9. Trade-offs and alternatives

WebSocket vs long-polling. WebSockets give true server push and low latency but require sticky, stateful gateways and connection accounting; long-polling is simpler and firewall-friendly but wastes resources and adds latency. Use WebSockets, fall back to polling.
Per-chat seq vs global timestamps. A per-chat sequence gives clean ordering on a single shard; global ordering across chats is unnecessary and expensive — don't promise it.
E2E encryption trade-off. With Signal-style E2E, the server stores only ciphertext: no server-side search, no content-based ranking, and key exchange/multi-device becomes the hard part. Say what you give up.
Fan-out on write vs read for groups — same trade-off as feeds; push for small/active groups, pull for huge ones.

10. Common follow-up questions

"Multi-device sync" → fan out to every device of the user; track per-device delivery and seq cursor.
"Exactly-once" → idempotent clientMsgId on send + dedup by server_id on the device.
"Recipient on another data center" → session registry resolves the gateway region; cross-region routing.
"Out-of-order under retries" → ordering is by stored seq, not arrival time; client sorts by seq.
"Media" → upload to object storage first, send only the media ID; serve via CDN.

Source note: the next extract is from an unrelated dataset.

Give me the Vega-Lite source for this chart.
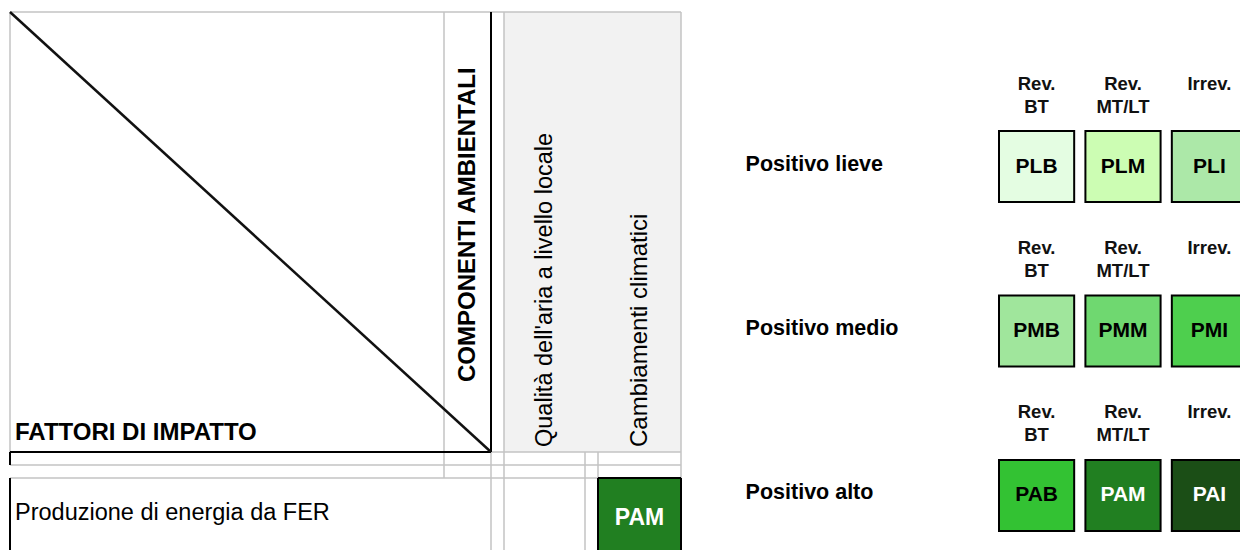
{
  "$schema": "https://vega.github.io/schema/vega-lite/v6.json",
  "width": 1240,
  "height": 550,
  "padding": 0,
  "autosize": {"type": "none"},
  "background": "#ffffff",
  "config": {"view": {"stroke": null}, "font": "Liberation Sans"},
  "resolve": {"scale": {"x": "independent", "y": "independent", "fill": "independent", "color": "independent", "strokeWidth": "independent"}},
  "layer": [
    {
      "layer": [
        {
          "data": {"values": [
            {"part": "panel", "c1": 3, "c2": 6, "r1": 0, "r2": 1},
            {"part": "PAM", "c1": 5, "c2": 6, "r1": 3, "r2": 4}
          ]},
          "mark": {"type": "rect"},
          "encoding": {
            "x": {"field": "c1", "type": "quantitative", "axis": null, "scale": {"type": "linear", "domain": [0,1,2,3,4,5,6], "range": [10,444,491,504,585,598,681], "zero": false, "nice": false}},
            "x2": {"field": "c2"},
            "y": {"field": "r1", "type": "quantitative", "axis": null, "scale": {"type": "linear", "domain": [0,1,2,3,4], "range": [12,452,465,478,551], "zero": false, "nice": false}},
            "y2": {"field": "r2"},
            "fill": {"field": "part", "type": "nominal", "legend": null, "scale": {"domain": ["panel", "PAM"], "range": ["#f2f2f2", "#217f21"]}}
          }
        },
        {
          "data": {"values": [
            {"kind": "thin", "c1": 0, "c2": 6, "r1": 0, "r2": 0},
            {"kind": "thin", "c1": 0, "c2": 0, "r1": 0, "r2": 1},
            {"kind": "thin", "c1": 1, "c2": 1, "r1": 0, "r2": 3},
            {"kind": "thin", "c1": 3, "c2": 3, "r1": 0, "r2": 4},
            {"kind": "thin", "c1": 6, "c2": 6, "r1": 0, "r2": 3},
            {"kind": "thin", "c1": 4, "c2": 4, "r1": 1, "r2": 4},
            {"kind": "thin", "c1": 5, "c2": 5, "r1": 1, "r2": 3},
            {"kind": "thin", "c1": 2, "c2": 2, "r1": 1, "r2": 4},
            {"kind": "thin", "c1": 2, "c2": 6, "r1": 1, "r2": 1},
            {"kind": "thin", "c1": 0, "c2": 6, "r1": 2, "r2": 2},
            {"kind": "thin", "c1": 0, "c2": 5, "r1": 3, "r2": 3},
            {"kind": "thick", "c1": 2, "c2": 2, "r1": 0, "r2": 1},
            {"kind": "thick", "c1": 0, "c2": 2, "r1": 1, "r2": 1},
            {"kind": "thick", "c1": 0, "c2": 0, "r1": 1, "r2": 2},
            {"kind": "thick", "c1": 0, "c2": 0, "r1": 3, "r2": 4},
            {"kind": "thick", "c1": 5, "c2": 5, "r1": 3, "r2": 4},
            {"kind": "thick", "c1": 6, "c2": 6, "r1": 3, "r2": 4},
            {"kind": "thick", "c1": 5, "c2": 6, "r1": 3, "r2": 3},
            {"kind": "diag", "c1": 0, "c2": 2, "r1": 0, "r2": 1}
          ]},
          "mark": {"type": "rule"},
          "encoding": {
            "x": {"field": "c1", "type": "quantitative", "axis": null, "scale": {"type": "linear", "domain": [0,1,2,3,4,5,6], "range": [10,444,491,504,585,598,681], "zero": false, "nice": false}},
            "x2": {"field": "c2"},
            "y": {"field": "r1", "type": "quantitative", "axis": null, "scale": {"type": "linear", "domain": [0,1,2,3,4], "range": [12,452,465,478,551], "zero": false, "nice": false}},
            "y2": {"field": "r2"},
            "color": {"field": "kind", "type": "nominal", "legend": null, "scale": {"domain": ["thin", "thick", "diag"], "range": ["#c3c3c3", "#000000", "#111111"]}},
            "strokeWidth": {"field": "kind", "type": "ordinal", "legend": null, "scale": {"domain": ["thin", "thick", "diag"], "range": [1.5, 2.5, 1.5]}}
          }
        },
        {
          "data": {"values": [{"label": "FATTORI DI IMPATTO", "c": 0, "r": 1}]},
          "mark": {"type": "text", "align": "left", "baseline": "alphabetic", "dx": 5, "dy": -12, "fontSize": 24, "fontWeight": "bold", "fill": "#000000"},
          "encoding": {
            "x": {"field": "c", "type": "quantitative", "axis": null, "scale": {"type": "linear", "domain": [0,1,2,3,4,5,6], "range": [10,444,491,504,585,598,681], "zero": false, "nice": false}},
            "y": {"field": "r", "type": "quantitative", "axis": null, "scale": {"type": "linear", "domain": [0,1,2,3,4], "range": [12,452,465,478,551], "zero": false, "nice": false}},
            "text": {"field": "label"}
          }
        },
        {
          "data": {"values": [{"label": "COMPONENTI AMBIENTALI", "c": 1.5, "r": 1}]},
          "mark": {"type": "text", "angle": 270, "align": "left", "baseline": "middle", "dx": 70, "fontSize": 24, "fontWeight": "bold", "fill": "#000000"},
          "encoding": {
            "x": {"field": "c", "type": "quantitative", "axis": null, "scale": {"type": "linear", "domain": [0,1,2,3,4,5,6], "range": [10,444,491,504,585,598,681], "zero": false, "nice": false}},
            "y": {"field": "r", "type": "quantitative", "axis": null, "scale": {"type": "linear", "domain": [0,1,2,3,4], "range": [12,452,465,478,551], "zero": false, "nice": false}},
            "text": {"field": "label"}
          }
        },
        {
          "data": {"values": [{"label": "Qualità dell'aria a livello locale", "c": 3.5, "r": 1}]},
          "mark": {"type": "text", "angle": 270, "align": "left", "baseline": "middle", "dx": 5, "fontSize": 23.5, "fill": "#000000"},
          "encoding": {
            "x": {"field": "c", "type": "quantitative", "axis": null, "scale": {"type": "linear", "domain": [0,1,2,3,4,5,6], "range": [10,444,491,504,585,598,681], "zero": false, "nice": false}},
            "y": {"field": "r", "type": "quantitative", "axis": null, "scale": {"type": "linear", "domain": [0,1,2,3,4], "range": [12,452,465,478,551], "zero": false, "nice": false}},
            "text": {"field": "label"}
          }
        },
        {
          "data": {"values": [{"label": "Cambiamenti climatici", "c": 5.5, "r": 1}]},
          "mark": {"type": "text", "angle": 270, "align": "left", "baseline": "middle", "dx": 5, "fontSize": 24, "fill": "#000000"},
          "encoding": {
            "x": {"field": "c", "type": "quantitative", "axis": null, "scale": {"type": "linear", "domain": [0,1,2,3,4,5,6], "range": [10,444,491,504,585,598,681], "zero": false, "nice": false}},
            "y": {"field": "r", "type": "quantitative", "axis": null, "scale": {"type": "linear", "domain": [0,1,2,3,4], "range": [12,452,465,478,551], "zero": false, "nice": false}},
            "text": {"field": "label"}
          }
        },
        {
          "data": {"values": [{"label": "Produzione di energia da FER", "c": 0, "r": 3.5}]},
          "mark": {"type": "text", "align": "left", "baseline": "middle", "dx": 5, "dy": -2, "fontSize": 23.5, "fill": "#000000"},
          "encoding": {
            "x": {"field": "c", "type": "quantitative", "axis": null, "scale": {"type": "linear", "domain": [0,1,2,3,4,5,6], "range": [10,444,491,504,585,598,681], "zero": false, "nice": false}},
            "y": {"field": "r", "type": "quantitative", "axis": null, "scale": {"type": "linear", "domain": [0,1,2,3,4], "range": [12,452,465,478,551], "zero": false, "nice": false}},
            "text": {"field": "label"}
          }
        },
        {
          "data": {"values": [{"label": "PAM", "c": 5.5, "r": 3.5}]},
          "mark": {"type": "text", "align": "center", "baseline": "middle", "dy": 3, "fontSize": 23, "fontWeight": "bold", "fill": "#ffffff"},
          "encoding": {
            "x": {"field": "c", "type": "quantitative", "axis": null, "scale": {"type": "linear", "domain": [0,1,2,3,4,5,6], "range": [10,444,491,504,585,598,681], "zero": false, "nice": false}},
            "y": {"field": "r", "type": "quantitative", "axis": null, "scale": {"type": "linear", "domain": [0,1,2,3,4], "range": [12,452,465,478,551], "zero": false, "nice": false}},
            "text": {"field": "label"}
          }
        }
      ]
    },
    {
      "layer": [
        {
          "data": {"values": [
            {"level": "Positivo lieve", "rev": "Rev. BT", "code": "PLB", "part": "code"},
            {"level": "Positivo lieve", "rev": "Rev. MT/LT", "code": "PLM", "part": "code"},
            {"level": "Positivo lieve", "rev": "Irrev.", "code": "PLI", "part": "code"},
            {"level": "Positivo medio", "rev": "Rev. BT", "code": "PMB", "part": "code"},
            {"level": "Positivo medio", "rev": "Rev. MT/LT", "code": "PMM", "part": "code"},
            {"level": "Positivo medio", "rev": "Irrev.", "code": "PMI", "part": "code"},
            {"level": "Positivo alto", "rev": "Rev. BT", "code": "PAB", "part": "code"},
            {"level": "Positivo alto", "rev": "Rev. MT/LT", "code": "PAM", "part": "code"},
            {"level": "Positivo alto", "rev": "Irrev.", "code": "PAI", "part": "code"}
          ]},
          "layer": [
            {
              "mark": {"type": "rect", "stroke": "#000000", "strokeWidth": 2},
              "encoding": {
                "x": {"field": "rev", "type": "nominal", "axis": null, "scale": {"type": "band", "domain": ["Rev. BT", "Rev. MT/LT", "Irrev."], "range": [999, 1247], "paddingInner": 0.13, "paddingOuter": 0}},
                "y": {"field": "level", "type": "nominal", "axis": null, "scale": {"type": "band", "domain": ["Positivo lieve", "Positivo medio", "Positivo alto"], "range": [48, 531], "paddingInner": 0.0638, "paddingOuter": 0}},
                "yOffset": {"field": "part", "type": "nominal", "scale": {"type": "band", "domain": ["header", "code"], "paddingInner": 0.1446, "paddingOuter": 0}},
                "fill": {"field": "code", "type": "nominal", "legend": null, "scale": {"domain": ["PLB", "PLM", "PLI", "PMB", "PMM", "PMI", "PAB", "PAM", "PAI"], "range": ["#e4fde2", "#ccfdb3", "#ace8a8", "#a0e69c", "#6fd870", "#4ecf4e", "#33c233", "#217f21", "#1b4e16"]}}
              }
            },
            {
              "mark": {"type": "text", "baseline": "middle", "fontSize": 21, "fontWeight": "bold"},
              "encoding": {
                "x": {"field": "rev", "type": "nominal", "axis": null},
                "y": {"field": "level", "type": "nominal", "axis": null},
                "yOffset": {"field": "part", "type": "nominal"},
                "text": {"field": "code"},
                "color": {"field": "code", "type": "nominal", "legend": null, "scale": {"domain": ["PLB", "PLM", "PLI", "PMB", "PMM", "PMI", "PAB", "PAM", "PAI"], "range": ["#000000", "#000000", "#000000", "#000000", "#000000", "#000000", "#000000", "#ffffff", "#ffffff"]}}
              }
            }
          ]
        },
        {
          "data": {"values": [
            {"level": "Positivo lieve", "rev": "Rev. BT", "part": "header"},
            {"level": "Positivo lieve", "rev": "Rev. MT/LT", "part": "header"},
            {"level": "Positivo lieve", "rev": "Irrev.", "part": "header"},
            {"level": "Positivo medio", "rev": "Rev. BT", "part": "header"},
            {"level": "Positivo medio", "rev": "Rev. MT/LT", "part": "header"},
            {"level": "Positivo medio", "rev": "Irrev.", "part": "header"},
            {"level": "Positivo alto", "rev": "Rev. BT", "part": "header"},
            {"level": "Positivo alto", "rev": "Rev. MT/LT", "part": "header"},
            {"level": "Positivo alto", "rev": "Irrev.", "part": "header"}
          ]},
          "mark": {"type": "text", "baseline": "middle", "fontSize": 18.5, "fontWeight": "bold", "lineBreak": " ", "lineHeight": 23, "fill": "#111111"},
          "encoding": {
            "x": {"field": "rev", "type": "nominal", "axis": null},
            "y": {"field": "level", "type": "nominal", "axis": null},
            "yOffset": {"field": "part", "type": "nominal"},
            "text": {"field": "rev"}
          }
        },
        {
          "data": {"values": [
            {"level": "Positivo lieve", "part": "code"},
            {"level": "Positivo medio", "part": "code"},
            {"level": "Positivo alto", "part": "code"}
          ]},
          "mark": {"type": "text", "align": "left", "baseline": "middle", "dx": -291, "dy": -2, "fontSize": 21.5, "fontWeight": "bold", "fill": "#000000"},
          "encoding": {
            "x": {"datum": "Rev. BT", "type": "nominal", "axis": null},
            "y": {"field": "level", "type": "nominal", "axis": null},
            "yOffset": {"field": "part", "type": "nominal"},
            "text": {"field": "level"}
          }
        }
      ]
    }
  ]
}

11. What interviewers are really probing

What the interviewer is really probing

All styles: that you treated this as a stateful connection-routing + durable-delivery problem, not a CRUD app — persist first, then deliver, with idempotent sends and per-chat ordering. FAANG: the gateway/session-registry split, cross-region routing, group fan-out via a worker pool, presence at scale, and exactly-once-to-device. EU/contracting: a pragmatic WebSocket + store + queue design with correct receipts and an honest note on what E2E encryption costs you. Regional: a clean Spring WebSocket service, a chat-sharded schema, and a defensible send/deliver flow. The classic failure is making the gateway hold the message in memory and treating delivery as synchronous — so a recipient who is offline (or whose gateway crashes) loses messages, and ordering collapses under retries.